Redevenue premier fournisseur-modèle du monde industrialisé, il est peu probable qu’elle renouvelle l’aventure dans un contexte où chacun, justement, cherche pour de multiples raisons à se libérer de la dépendance du pétrole.
Les décennies de revenus colossaux procurés par son or noir lui fournissent désormais d’autres arguments. Deuxième partenaire commercial des États-Unis, l’Arabie saoudite est de loin son premier fournisseur d’armes, pour des valeurs colossales. Plus de 200 milliards de dollars sous la présidence Obama.
À des journalistes qui l’interrogeaient sur un éventuel refroidissement des relations avec Ryad, Donald Trump a rétorqué : « Non, je ne le souhaite pas. Et franchement, nous avons un énorme contrat [d'armement] de 110 milliards », a-t-il souligné. « Des sénateurs viennent me voir et me disent que nous ne devrions pas prendre ce contrat. Mais à qui allons-nous faire du mal ? Cela représente 500.000 emplois ». L’argument est plus faible en Europe, mais non négligeable.
Plus encore que commercial, le royaume saoudien demeure, 73 ans après le Pacte du Quincy (voir encadré ci-dessous), un partenaire stratégique pour les États-Unis et ses amis.

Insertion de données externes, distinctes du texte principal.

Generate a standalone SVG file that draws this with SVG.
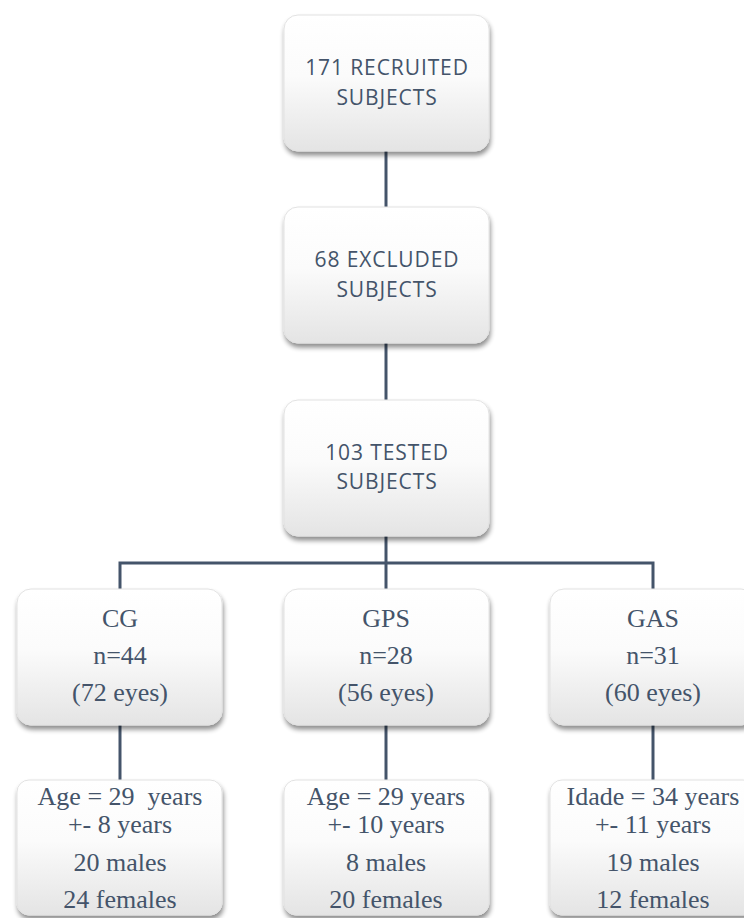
<svg xmlns="http://www.w3.org/2000/svg" width="744" height="918" viewBox="0 0 744 918">
<defs>
<linearGradient id="g" x1="0" y1="0" x2="0" y2="1">
<stop offset="0" stop-color="#ffffff"/>
<stop offset="0.45" stop-color="#fbfbfb"/>
<stop offset="1" stop-color="#e4e4e4"/>
</linearGradient>
<filter id="sh" x="-10%" y="-10%" width="125%" height="130%">
<feGaussianBlur in="SourceAlpha" stdDeviation="2.5"/>
<feOffset dx="1" dy="4" result="b"/>
<feComponentTransfer><feFuncA type="linear" slope="0.45"/></feComponentTransfer>
<feMerge><feMergeNode/><feMergeNode in="SourceGraphic"/></feMerge>
</filter>
</defs>
<style>
.box{fill:url(#g);stroke:#e2e2e2;stroke-width:1;filter:url(#sh)}
.sans{font-family:"Open Sans","Liberation Sans",sans-serif;font-size:21px;letter-spacing:0.9px;fill:#44546a;text-anchor:middle}
.serif{font-family:"Liberation Serif","Times New Roman",serif;font-size:26px;fill:#44546a;text-anchor:middle}
.ln{stroke:#44546a;stroke-width:3;fill:none}
</style>
<rect width="744" height="918" fill="#ffffff"/>
<g id="connectors">
<line class="ln" x1="386" y1="150" x2="386" y2="208"/>
<line class="ln" x1="386" y1="343" x2="386" y2="401"/>
<line class="ln" x1="386" y1="535" x2="386" y2="590"/>
<polyline class="ln" points="120,590 120,563 653,563 653,590"/>
<line class="ln" x1="120" y1="725" x2="120" y2="781"/>
<line class="ln" x1="386" y1="725" x2="386" y2="781"/>
<line class="ln" x1="653" y1="725" x2="653" y2="781"/>
</g>
<g id="recruited">
<rect class="box" x="284" y="15" width="205" height="136" rx="14"/>
<text class="sans" x="387" y="75">171 RECRUITED</text>
<text class="sans" x="387" y="105">SUBJECTS</text>
</g>
<g id="excluded">
<rect class="box" x="284" y="207" width="205" height="136" rx="14"/>
<text class="sans" x="387" y="267">68 EXCLUDED</text>
<text class="sans" x="387" y="297">SUBJECTS</text>
</g>
<g id="tested">
<rect class="box" x="284" y="400" width="205" height="136" rx="14"/>
<text class="sans" x="387" y="460">103 TESTED</text>
<text class="sans" x="387" y="489">SUBJECTS</text>
</g>
<g id="cg">
<rect class="box" x="17" y="589" width="205" height="136" rx="14"/>
<text class="serif" x="120" y="627">CG</text>
<text class="serif" x="120" y="664">n=44</text>
<text class="serif" x="120" y="701">(72 eyes)</text>
</g>
<g id="gps">
<rect class="box" x="284" y="589" width="205" height="136" rx="14"/>
<text class="serif" x="386" y="627">GPS</text>
<text class="serif" x="386" y="664">n=28</text>
<text class="serif" x="386" y="701">(56 eyes)</text>
</g>
<g id="gas">
<rect class="box" x="550" y="589" width="205" height="136" rx="14"/>
<text class="serif" x="653" y="627">GAS</text>
<text class="serif" x="653" y="664">n=31</text>
<text class="serif" x="653" y="701">(60 eyes)</text>
</g>
<g id="cg-stats">
<rect class="box" x="17" y="780" width="205" height="135" rx="12"/>
<text class="serif" x="120" y="805" xml:space="preserve">Age = 29  years</text>
<text class="serif" x="120" y="833">+- 8 years</text>
<text class="serif" x="120" y="871">20 males</text>
<text class="serif" x="120" y="908">24 females</text>
</g>
<g id="gps-stats">
<rect class="box" x="284" y="780" width="205" height="135" rx="12"/>
<text class="serif" x="386" y="805">Age = 29 years</text>
<text class="serif" x="386" y="833">+- 10 years</text>
<text class="serif" x="386" y="871">8 males</text>
<text class="serif" x="386" y="908">20 females</text>
</g>
<g id="gas-stats">
<rect class="box" x="550" y="780" width="205" height="135" rx="12"/>
<text class="serif" x="653" y="805">Idade = 34 years</text>
<text class="serif" x="653" y="833">+- 11 years</text>
<text class="serif" x="653" y="871">19 males</text>
<text class="serif" x="653" y="908">12 females</text>
</g>
</svg>
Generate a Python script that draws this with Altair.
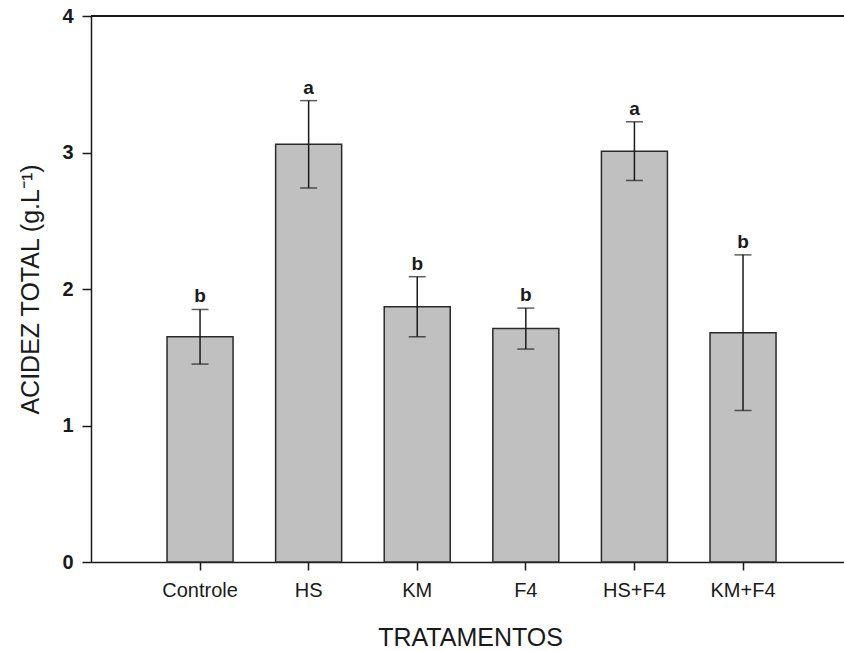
import altair as alt
import pandas as pd

# Treatments and measured total acidity (mean and error)
tratamentos = ["Controle", "HS", "KM", "F4", "HS+F4", "KM+F4"]
media = [1.65, 3.06, 1.87, 1.71, 3.01, 1.68]
erro = [0.20, 0.32, 0.22, 0.15, 0.215, 0.57]
letras = ["b", "a", "b", "b", "a", "b"]

df = pd.DataFrame({
    "trat": tratamentos,
    "media": media,
    "inf": [m - e for m, e in zip(media, erro)],
    "sup": [m + e for m, e in zip(media, erro)],
    "letra": letras,
})

W, H = 753, 546
FONT = "Liberation Sans"
INK = "#1a1a1a"

x = alt.X(
    "trat:N",
    sort=tratamentos,
    scale=alt.Scale(paddingInner=0.392, paddingOuter=0.663, align=0.528),
    axis=alt.Axis(
        title="TRATAMENTOS",
        titleFont=FONT, titleFontSize=25, titleFontWeight="normal", titleColor=INK,
        titleX=379, titleY=83, titleBaseline="alphabetic", titleAlign="center",
        labelFont=FONT, labelFontSize=20, labelColor=INK, labelAngle=0,
        labelPadding=10, tickSize=8, tickWidth=1.5, tickColor=INK,
        domainColor=INK, domainWidth=1.5, grid=False,
    ),
)

y_axis = alt.Axis(
    title="ACIDEZ TOTAL (g.L⁻¹)",
    titleFont=FONT, titleFontSize=25, titleFontWeight="normal", titleColor=INK,
    titleAngle=-90, titleX=-61, titleY=H / 2, titleAlign="center", titleBaseline="middle",
    values=[0, 1, 2, 3, 4], format="d",
    labelFont=FONT, labelFontSize=20, labelFontWeight="bold", labelColor=INK,
    labelPadding=9, tickSize=9, tickWidth=1.5, tickColor=INK,
    domainColor=INK, domainWidth=1.5, grid=False,
)
y_scale = alt.Scale(domain=[0, 4], nice=False)

base = alt.Chart(df)

bars = base.mark_bar(color="#c0c0c0", stroke="#2a2a2a", strokeWidth=1.5).encode(
    x=x,
    y=alt.Y("media:Q", scale=y_scale, axis=y_axis),
)

whisker = base.mark_rule(color=INK, strokeWidth=1.5).encode(
    x=alt.X("trat:N", sort=tratamentos),
    y="inf:Q",
    y2="sup:Q",
)

cap_hi = base.mark_tick(color=INK, thickness=1.5, size=17).encode(
    x=alt.X("trat:N", sort=tratamentos), y="sup:Q"
)
cap_lo = base.mark_tick(color=INK, thickness=1.5, size=17).encode(
    x=alt.X("trat:N", sort=tratamentos), y="inf:Q"
)

rotulos = base.mark_text(
    font=FONT, fontSize=19, fontWeight="bold", color=INK,
    baseline="alphabetic", dy=-7,
).encode(
    x=alt.X("trat:N", sort=tratamentos),
    y="sup:Q",
    text="letra:N",
)

# top frame line of the plot
topo = base.mark_rule(color=INK, strokeWidth=1.5).encode(
    x=alt.value(0), x2=alt.value(W), y=alt.value(0)
)

chart = alt.layer(bars, whisker, cap_hi, cap_lo, rotulos, topo).properties(
    width=W,
    height=H,
    autosize=alt.AutoSizeParams(type="none"),
    padding={"left": 91, "top": 16, "right": 0, "bottom": 88},
).configure_view(stroke=None).configure(background="white")

chart.save("out.html", embed_options={"renderer": "svg", "actions": False})
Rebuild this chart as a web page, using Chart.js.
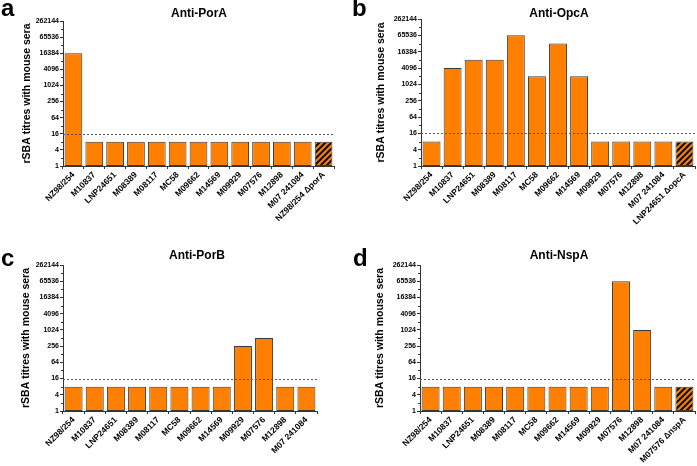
<!DOCTYPE html>
<html>
<head>
<meta charset="utf-8">
<script src="https://cdn.jsdelivr.net/npm/chart.js@4/dist/chart.umd.min.js"></script>
<style>
  html, body { margin: 0; padding: 0; background: #fff; }
  #wrap { position: relative; width: 697px; height: 466px; overflow: hidden; }
  .pane { position: absolute; width: 348px; height: 233px; }
</style>
</head>
<body>
<div id="wrap">
  <div class="pane" style="left:0;top:0"><canvas id="ca"></canvas></div>
  <div class="pane" style="left:348px;top:0;width:349px"><canvas id="cb"></canvas></div>
  <div class="pane" style="left:0;top:233px"><canvas id="cc"></canvas></div>
  <div class="pane" style="left:348px;top:233px;width:349px"><canvas id="cd"></canvas></div>
</div>
<script>
// ---- data ----
const strains = ['NZ98/254','M10837','LNP24651','M08389','M08117','MC58','M09662','M14569','M09929','M07576','M12898','M07 241084'];
const categoriesA = strains.concat(['NZ98/254 \u0394porA']);
const categoriesB = strains.concat(['LNP24651 \u0394opcA']);
const categoriesC = strains.slice();
const categoriesD = strains.concat(['M07576 \u0394nspA']);

const valuesA = [16384, 8, 8, 8, 8, 8, 8, 8, 8, 8, 8, 8, 8];
const valuesB = [8, 4096, 8192, 8192, 65536, 2048, 32768, 2048, 8, 8, 8, 8, 8];
const valuesC = [8, 8, 8, 8, 8, 8, 8, 8, 256, 512, 8, 8];
const valuesD = [8, 8, 8, 8, 8, 8, 8, 8, 8, 65536, 1024, 8, 8];

const titles = ['Anti-PorA', 'Anti-OpcA', 'Anti-PorB', 'Anti-NspA'];
const letters = ['a', 'b', 'c', 'd'];
const yTickValues = [1, 2, 4, 8, 16, 32, 64, 128, 256, 512, 1024, 2048, 4096, 8192, 16384, 32768, 65536, 131072, 262144];
const yLabelValues = [1, 4, 16, 64, 256, 1024, 4096, 16384, 65536, 262144];
const thresholdValue = 16;
const yAxisTitle = 'rSBA titres with mouse sera';

// ---- style ----
const ORANGE = '#FF8000';
const EDGE = '#3a3a3a';
const AXIS = '#333333';
const FONT = "'Liberation Sans', Arial, sans-serif";
const NARROW = "'Liberation Sans Narrow', 'Liberation Sans', Arial, sans-serif";

function hatchPattern() {
  const c = document.createElement('canvas');
  c.width = 6; c.height = 6;
  const g = c.getContext('2d');
  g.fillStyle = ORANGE; g.fillRect(0, 0, 6, 6);
  g.strokeStyle = '#111'; g.lineWidth = 2.2;
  g.beginPath();
  g.moveTo(-1, 7); g.lineTo(7, -1);
  g.moveTo(-4, 4); g.lineTo(4, -4);
  g.moveTo(2, 10); g.lineTo(10, 2);
  g.stroke();
  return document.createElement('canvas').getContext('2d').createPattern(c, 'repeat');
}
const hatch = hatchPattern();

const decorPlugin = {
  id: 'decor',
  afterDraw(chart, args, o) {
    const ctx = chart.ctx;
    const ys = chart.scales.y;
    const area = chart.chartArea;
    ctx.save();
    // threshold dotted line
    const yy = Math.round(ys.getPixelForValue(thresholdValue)) + 0.5;
    ctx.strokeStyle = '#555';
    ctx.lineWidth = 1;
    ctx.setLineDash([2, 2]);
    ctx.beginPath(); ctx.moveTo(area.left, yy); ctx.lineTo(area.right, yy); ctx.stroke();
    ctx.setLineDash([]);
    // minor ticks
    ctx.strokeStyle = AXIS;
    yTickValues.forEach(v => {
      if (yLabelValues.indexOf(v) === -1) {
        const p = Math.round(ys.getPixelForValue(v)) + 0.5;
        ctx.beginPath(); ctx.moveTo(area.left - 2, p); ctx.lineTo(area.left, p); ctx.stroke();
      }
    });
    // panel letter
    ctx.fillStyle = '#000';
    ctx.textBaseline = 'alphabetic';
    ctx.textAlign = 'left';
    ctx.font = 'bold 24px ' + FONT;
    ctx.fillText(o.letter, o.lx, o.ly);
    // title
    ctx.textAlign = 'center';
    ctx.textBaseline = 'middle';
    ctx.font = 'bold 12px ' + FONT;
    ctx.fillText(o.title, o.tx, o.ty);
    ctx.restore();
  }
};

function makeChart(id, cats, vals, hatchLast, L) {
  const bg = vals.map((v, i) => (hatchLast && i === vals.length - 1) ? hatch : ORANGE);
  return new Chart(document.getElementById(id), {
    type: 'bar',
    data: {
      labels: cats,
      datasets: [{
        data: vals,
        backgroundColor: bg,
        borderColor: EDGE,
        borderWidth: 1,
        borderSkipped: false,
        barPercentage: 0.85,
        categoryPercentage: 1.0
      }]
    },
    options: {
      responsive: true,
      maintainAspectRatio: false,
      animation: false,
      events: [],
      layout: { padding: { top: L.top, right: L.right, left: 0, bottom: 0 } },
      plugins: {
        legend: { display: false },
        tooltip: { enabled: false },
        title: { display: false },
        decor: { letter: L.letter, lx: L.lx, ly: L.ly, title: L.title, tx: L.tx, ty: L.ty }
      },
      scales: {
        x: {
          offset: true,
          grid: { display: true, drawOnChartArea: false, drawTicks: true, tickLength: 3, color: AXIS, tickColor: AXIS },
          border: { display: true, color: AXIS, width: 1 },
          ticks: {
            autoSkip: false, maxRotation: 45, minRotation: 45, padding: 1,
            color: '#000', font: { family: FONT, size: 8.5, weight: 'bold' }
          },
          afterFit(s) { s.height = L.xh; }
        },
        y: {
          type: 'logarithmic',
          min: 1, max: 262144,
          afterBuildTicks(s) { s.ticks = yTickValues.map(v => ({ value: v })); },
          grid: {
            display: true, drawOnChartArea: false, drawTicks: true, tickLength: 3,
            color: AXIS,
            tickColor: c => (yLabelValues.indexOf(c.tick && c.tick.value) === -1 ? 'rgba(0,0,0,0)' : AXIS)
          },
          border: { display: true, color: AXIS, width: 1 },
          ticks: {
            autoSkip: false, padding: 1, color: '#000',
            font: { family: NARROW, size: 7, weight: 'bold' },
            callback: v => (yLabelValues.indexOf(v) === -1 ? '' : String(v))
          },
          title: {
            display: true, text: yAxisTitle, color: '#000',
            font: { family: FONT, size: 10.5, weight: 'bold' },
            padding: { top: L.yt, bottom: 0 }
          },
          afterFit(s) { s.width = L.yw; }
        }
      }
    },
    plugins: [decorPlugin]
  });
}

makeChart('ca', categoriesA, valuesA, true,
  { top: 21, right: 14, xh: 67, yw: 63, yt: 21, letter: letters[0], lx: 1, ly: 16, title: titles[0], tx: 199, ty: 14 });
makeChart('cb', categoriesB, valuesB, true,
  { top: 19, right: 2, xh: 67, yw: 73, yt: 27, letter: letters[1], lx: 4, ly: 16, title: titles[1], tx: 211, ty: 14 });
makeChart('cc', categoriesC, valuesC, false,
  { top: 32, right: 31, xh: 55, yw: 63, yt: 20, letter: letters[2], lx: 1, ly: 33, title: titles[2], tx: 197, ty: 23 });
makeChart('cd', categoriesD, valuesD, true,
  { top: 32, right: 2, xh: 55, yw: 72, yt: 26, letter: letters[3], lx: 5, ly: 33, title: titles[3], tx: 211, ty: 23 });
</script>
</body>
</html>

L’alliance a résisté aux guerres du Golfe tout comme au soutien discret et nié mais probable apporté par le royaume fondamentaliste à diverses aventures islamistes.
C’est particulièrement vrai alors que l’administration Trump, un peu en déroute en Syrie, s’est lancée dans une confrontation majeure avec l’autre puissance régionale : l’Iran chiite, dont le royaume wahabite est l’ennemie historique. « Nous avons besoin de l'Arabie saoudite dans la lutte contre le terrorisme, tout ce qui se passe en Iran et ailleurs », a répété le président américain. Et il se trouve que la dynastie des Al-Saoud, qui dirige le pays depuis le début du XXe siècle, en semble encore pour longtemps une composante indéboulonnable, garante faute d’alternative de sa stabilité aux yeux des chancelleries occidentales.
Du sinistre dictateur nicaraguayen Somoza protégé des États-Unis, Franklin Roosevelt aurait dit un jour : « c’est un fils de p... mais c’est notre fils de p... ». Avec un contrôle moindre encore sur elle, Trump pourrait adapter la formule à la monarchie saoudienne.